▸ Instruction
Retype exactly what runs from the first line of the data to the line with "import numpy as np", keeping both of those lines and skipping pictures.

▸ Information shown
** Begin **

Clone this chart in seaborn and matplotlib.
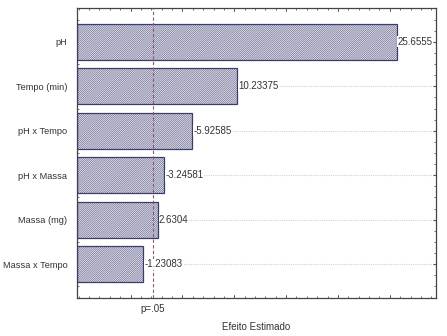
import matplotlib
matplotlib.use("Agg")
import matplotlib.pyplot as plt
from matplotlib.ticker import FixedLocator
import seaborn as sns
import pandas as pd
import numpy as np

factors = ["pH", "Tempo (min)", "pH x Tempo", "pH x Massa", "Massa (mg)", "Massa x Tempo"]
effects = [25.6555, 10.23375, -5.92585, -3.24581, 2.6304, -1.23083]
effect_labels = ["25.6555", "10.23375", "-5.92585", "-3.24581", "2.6304", "-1.23083"]
p_value_line = 2.16
p_label = "p=.05"
x_label = "Efeito Estimado"

XMIN, XMAX = -5.16, 29.45

sns.set_style("white")
plt.rcParams['font.family'] = ['Liberation Sans', 'DejaVu Sans']
plt.rcParams['hatch.linewidth'] = 0.4

df = pd.DataFrame({"factor": factors, "effect": effects})
df["bar_len"] = df["effect"].abs() - XMIN

fig = plt.figure(figsize=(4.47, 3.36), dpi=100)
ax = fig.add_axes([77/447, 1-298/336, (436-77)/447, (298-8)/336])

for i in range(len(factors)):
    ax.axhline(i, color="#d4d4d4", lw=0.8, ls=(0, (1, 1)), zorder=0)

# hatched fill (lighter hatch colour)
sns.barplot(data=df, x="bar_len", y="factor", orient="h", ax=ax, left=XMIN,
            color="#e6e6ee", edgecolor="#5a5a84", linewidth=0, hatch="/" * 16,
            width=0.8, errorbar=None, zorder=2)
for p in ax.patches:
    p.set_facecolor("#e6e6ee")
    p.set_edgecolor("#5a5a84")
    p.set_linewidth(0)
# outline on top
for p in list(ax.patches):
    ax.add_patch(plt.Rectangle(p.get_xy(), p.get_width(), p.get_height(), fill=False,
                               edgecolor="#3c3c6a", linewidth=0.9, zorder=3))

for i, (v, lab) in enumerate(zip(effects, effect_labels)):
    ax.text(abs(v) + 0.12, i, lab, va="center", ha="left", fontsize=7, color="#333333",
            zorder=4, bbox=dict(facecolor="white", edgecolor="none", pad=0.3))

ax.axvline(p_value_line, color="#8a5a7a", lw=0.8, ls=(0, (3, 2)), zorder=3.5)

ax.set_xlim(XMIN, XMAX)
ax.set_ylim(len(factors) - 0.24, -0.76)

ax.set_xticks([p_value_line])
ax.set_xticklabels([p_label], fontsize=7, color="#333333")
ax.xaxis.set_minor_locator(FixedLocator(list(np.arange(-5, 29.5, 1.0))))
ax.tick_params(axis="x", which="major", length=0, pad=4)
ax.set_xlabel(x_label, fontsize=7, color="#333333", labelpad=6)
ax.set_ylabel("")
ax.tick_params(axis="y", which="major", labelsize=6.7, labelcolor="#333333", length=2.5,
               direction="in", color="#555555", pad=7, right=True)

ax.tick_params(axis="x", which="minor", direction="in", length=1.5, top=True, bottom=True,
               color="#555555", width=0.6)
for xv in range(0, 30, 5):
    for yv, sgn in [(0, 1), (1, -1)]:
        ax.plot([xv, xv], [yv, yv + sgn*0.012], transform=ax.get_xaxis_transform(),
                color="#555555", lw=0.7, clip_on=False, zorder=5)
ax.yaxis.set_minor_locator(FixedLocator(list(np.arange(-0.5, 5.75, 0.25))))
ax.tick_params(axis="y", which="minor", direction="in", length=1.5, left=True, right=True,
               color="#555555", width=0.6)

for s in ax.spines.values():
    s.set_color("#444444")
    s.set_linewidth(0.9)

fig.savefig("out.png", dpi=100, facecolor="white")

** End **

▸ Answer for this exercise
Clone this chart in seaborn and matplotlib.
import matplotlib
matplotlib.use("Agg")
import matplotlib.pyplot as plt
from matplotlib.ticker import FixedLocator
import seaborn as sns
import pandas as pd
import numpy as np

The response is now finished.